– И в это же время ты уже прокручивал в голове будущие мелодии для «Фашистского вожака»…
– Вообще-то, музыка к «Вожаку» была моей третьей попыткой поработать в кино совместно с Лучано.
– Это как?
– Лучано приглашал меня и раньше на «Пилюли Геркулеса», вышедшего в 1962 году, но отснятого еще в 1960-м. Но когда Дино Де Лаурентиис, продюсер фильма, обнаружил, что музыка доверена некоему Морриконе, он возмутился: «А это еще кто такой? Я его знать не знаю». И назначил композитором Тровайоли.
Этот случай был не единственным, еще один подобный эпизод случился в том же году с фильмом Марио Боннара «Гастоне», в котором сыграл Альберто Сорди.
В обоих случаях дело было не в качестве музыки, а в недоверии к неизвестной фамилии. Для продюсеров, вкладывающих в картины свой капитал, я был незнакомцем. Они предпочитали известных людей, имена, знакомые публике, чтобы не потерять вложения. Так что музыку к «Гастоне» в конце концов доверили Анджело Франческо Лаваньино. Такой подход стоил мне двух фильмов, однако я вполне способен понять предвзятость продюсеров.
– Какие указания ты получил от Сальче?
– Помню, как мы с ним долго спорили, разбирая характеры персонажей, особенно фашиста Арковацци, которого сыграл Тоньяцци. Сальче пересказал мне сюжет фильма, строящийся на том, что фашистский офицер, не зная, что режим пал, арестовывает философа-антифашиста (Жорж Вильсон), который местами напоминал мне Джузеппе Сарагата[6]. Думая о Сарагате, я написал тему Бонафе – хорал, вполне в религиозном духе. Он звучит во время одного из первых разговоров между философом и фашистом. Я понял, что нужно передать гротескную, трагикомическую реальность, где драма сплеталась бы с легкой завуалированной иронией. Это была дорога, которую мне наметил Сальче во время нашего спора. Мне представляется, что подобное ощущение лучше всего воплотилось в финальной мелодии, когда идут титры: военный марш звучит довольно пародийно, и этот эффект достигается благодаря своеобразной неловкой расстановке мелодических ударений. Мелодия как бы подтанцовывает в такт барабанной дроби и основному ритму, задаваемому другими инструментами.
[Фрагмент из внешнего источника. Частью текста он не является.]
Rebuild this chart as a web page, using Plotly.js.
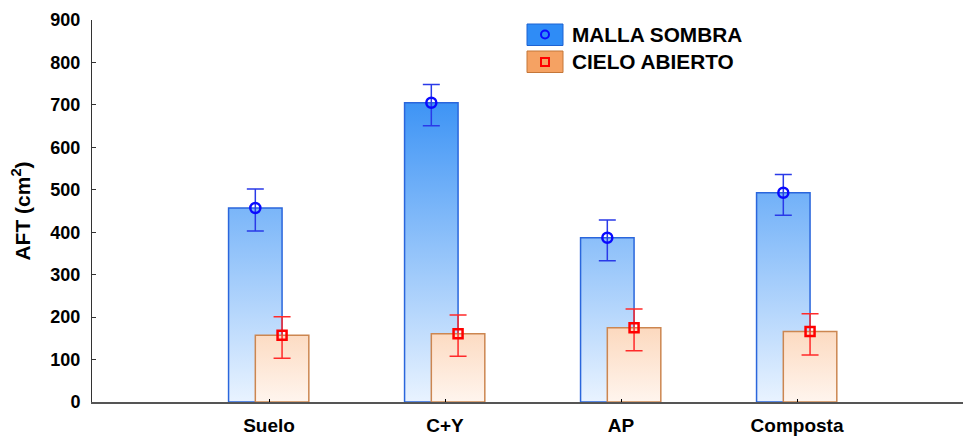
<!DOCTYPE html>
<html>
<head>
<meta charset="utf-8">
<script src="https://cdn.plot.ly/plotly-3.0.1.min.js"></script>
<style>html,body{margin:0;padding:0;background:#fff;}#chart{width:963px;height:437px;}</style>
</head>
<body>
<div id="chart"></div>
<script>
// ---- data ----
const categories = ["Suelo", "C+Y", "AP", "Composta"];
const seriesNames = ["MALLA SOMBRA", "CIELO ABIERTO"];
const mallaMean  = [457, 705, 387, 493];
const mallaUpper = [502, 748, 429, 536];
const mallaLower = [403, 651, 333, 440];
const cieloMean  = [157, 161, 175, 166];
const cieloUpper = [201, 205, 219, 208];
const cieloLower = [103, 108, 121, 111];
const yTicks = [0, 100, 200, 300, 400, 500, 600, 700, 800, 900];

// ---- layout helpers ----
const FONT = "Liberation Sans, Arial, sans-serif";
const barW = 0.304;
const offBlue = -0.078, offOrange = 0.074;

function barPolygon(values, off) {
  const xs = [], ys = [];
  values.forEach((v, i) => {
    const l = i + off - barW / 2, r = i + off + barW / 2;
    xs.push(l, r, r, l, l, null);
    ys.push(0, 0, v, v, 0, null);
  });
  return {x: xs, y: ys};
}
const pb = barPolygon(mallaMean, offBlue);
const po = barPolygon(cieloMean, offOrange);

const traces = [
  {type: "scatter", mode: "lines", x: pb.x, y: pb.y, fill: "toself",
   fillgradient: {type: "vertical", start: 0, stop: 720,
     colorscale: [[0, "#e9f3ff"], [1, "#3a92f5"]]},
   line: {color: "#2a66dc", width: 1.5}, hoverinfo: "skip", showlegend: false},
  {type: "scatter", mode: "lines", x: po.x, y: po.y, fill: "toself",
   fillgradient: {type: "vertical", start: 0, stop: 180,
     colorscale: [[0, "#fff5ee"], [1, "#fcd8bd"]]},
   line: {color: "#cc8650", width: 1.5}, hoverinfo: "skip", showlegend: false},
  {type: "scatter", mode: "markers", name: seriesNames[0],
   x: categories.map((c, i) => i + offBlue), y: mallaMean,
   error_y: {type: "data", symmetric: false,
     array: mallaUpper.map((u, i) => u - mallaMean[i]),
     arrayminus: mallaMean.map((m, i) => m - mallaLower[i]),
     color: "#2a3ae8", thickness: 1.5, width: 8.5},
   marker: {symbol: "circle-open", size: 10, color: "#0a0aff", line: {width: 2.5, color: "#0a0aff"}},
   showlegend: false},
  {type: "scatter", mode: "markers", name: seriesNames[1],
   x: categories.map((c, i) => i + offOrange), y: cieloMean,
   error_y: {type: "data", symmetric: false,
     array: cieloUpper.map((u, i) => u - cieloMean[i]),
     arrayminus: cieloMean.map((m, i) => m - cieloLower[i]),
     color: "#ff2a2a", thickness: 1.5, width: 8.5},
   marker: {symbol: "square-open", size: 9, color: "#ff0000", line: {width: 2.5, color: "#ff0000"}},
   showlegend: false}
];

// custom legend (paper coordinates)
const L = 92, R = 963, T = 20, B = 402;
const px = v => (v - L) / (R - L);
const py = v => (B - v) / (B - T);
const shapes = [
  {type: "rect", xref: "paper", yref: "paper", x0: px(527), x1: px(563), y0: py(45.5), y1: py(24),
   fillcolor: "#2f8cf6", line: {color: "#1d62d2", width: 1}},
  {type: "rect", xref: "paper", yref: "paper", x0: px(527), x1: px(563), y0: py(72.5), y1: py(51),
   fillcolor: "#f5a263", line: {color: "#c47638", width: 1}},
  {type: "circle", xref: "paper", yref: "paper", xsizemode: "pixel", ysizemode: "pixel",
   xanchor: px(545), yanchor: py(34.5), x0: -4, x1: 4, y0: -4, y1: 4,
   line: {color: "#0a0aff", width: 2}},
  {type: "rect", xref: "paper", yref: "paper", xsizemode: "pixel", ysizemode: "pixel",
   xanchor: px(545), yanchor: py(62), x0: -4, x1: 4, y0: -4, y1: 4,
   line: {color: "#ff0000", width: 2}}
];
const annotations = [
  {xref: "paper", yref: "paper", x: px(570), y: py(35), xanchor: "left", yanchor: "middle",
   text: seriesNames[0], showarrow: false, font: {family: FONT, size: 20.8, color: "#000", weight: "bold"}},
  {xref: "paper", yref: "paper", x: px(570), y: py(62), xanchor: "left", yanchor: "middle",
   text: seriesNames[1], showarrow: false, font: {family: FONT, size: 20.8, color: "#000", weight: "bold"}}
];

const layout = {
  width: 963, height: 437,
  margin: {l: L, r: 963 - R, t: T, b: 437 - B},
  paper_bgcolor: "#fff", plot_bgcolor: "#fff",
  showlegend: false,
  xaxis: {
    range: [-1.006, 3.943], tickmode: "array",
    tickvals: categories.map((c, i) => i), ticktext: categories,
    ticks: "inside", ticklen: 3, tickcolor: "#000", tickwidth: 1,
    showline: true, linecolor: "#555", linewidth: 2,
    showgrid: false, zeroline: false, ticklabelstandoff: 5,
    tickfont: {family: FONT, size: 19, color: "#000", weight: "bold"}
  },
  yaxis: {
    range: [0, 900], tickmode: "array", tickvals: yTicks,
    ticks: "inside", ticklen: 4, tickcolor: "#333", tickwidth: 1,
    showline: true, linecolor: "#333", linewidth: 1,
    showgrid: false, zeroline: false, ticklabelstandoff: 7,
    tickfont: {family: FONT, size: 18, color: "#000", weight: "bold"},
    title: {text: "AFT (cm<sup>2</sup>)", standoff: 14,
      font: {family: FONT, size: 21, color: "#000", weight: "bold"}}
  },
  shapes: shapes,
  annotations: annotations
};

Plotly.newPlot("chart", traces, layout, {displayModeBar: false, staticPlot: true});
</script>
</body>
</html>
В частности, туба издает довольно низкий синкопированный звук, си-бемоль, который звучит как чуждый основной тональности, и в том месте, где он появляется, слушатель невольно улыбается – кажется, что музыкант просто ошибся.
Этот диссонанс смутно напоминает мне те поиски, которые я начал много лет назад, когда написал «Утро для фортепьяно и голоса» (1946), мое первое самостоятельное произведение.
– А что за человек был Сальче?
– Это был джентльмен старого образца. Ирония, которая присутствует в «Вожаке» и других его фильмах, чувствовалась и в его личности. У него был веселый и острый ум, чуждый банальности, точнее, полностью чуждый глупости. Он был склонен к бесхитростной самоиронии, которая, возможно, стала следствием его легкого физического недостатка: в молодости он попал в аварию, после чего его рот остался немного искривлен. Может быть, именно эти свойства его натуры и позволяли ему быть таким невероятным актером.
– Почему вы перестали работать вместе?
– Именно из-за его склонности к юмору. Когда он услышал музыку, которую я написал для фильма Леоне, он сказал: «В твоей музыке есть какая-то таинственность и сакральность. – Я поначалу принял это за комплимент, но тут он добавил: – Поэтому больше нам не по пути: мне нужен юмор, комедия».
Я попытался возразить, что могу писать что угодно, что моя музыка многогранна, но его уже было не переубедить. Этот эпизод поставил крест на нашей совместной работе, но, конечно же, не на нашей дружбе.
Узнав о его кончине (1989), я после стольких лет и уже огромного опыта работы в кино вновь задумался о тех словах о «сакральном» в моей музыке. Я вдруг внезапно вспомнил тему Бонафе, музыку из фильма «Миссия» (1986), фильмы Леоне, таинственность фильмов Ардженто… И понял, что Сальче был прав.
6
Итальянский политик, создатель и многолетний лидер Итальянской демократической социалистической партии, президент Италии с 29 декабря 1964 года по 29 декабря 1971 года.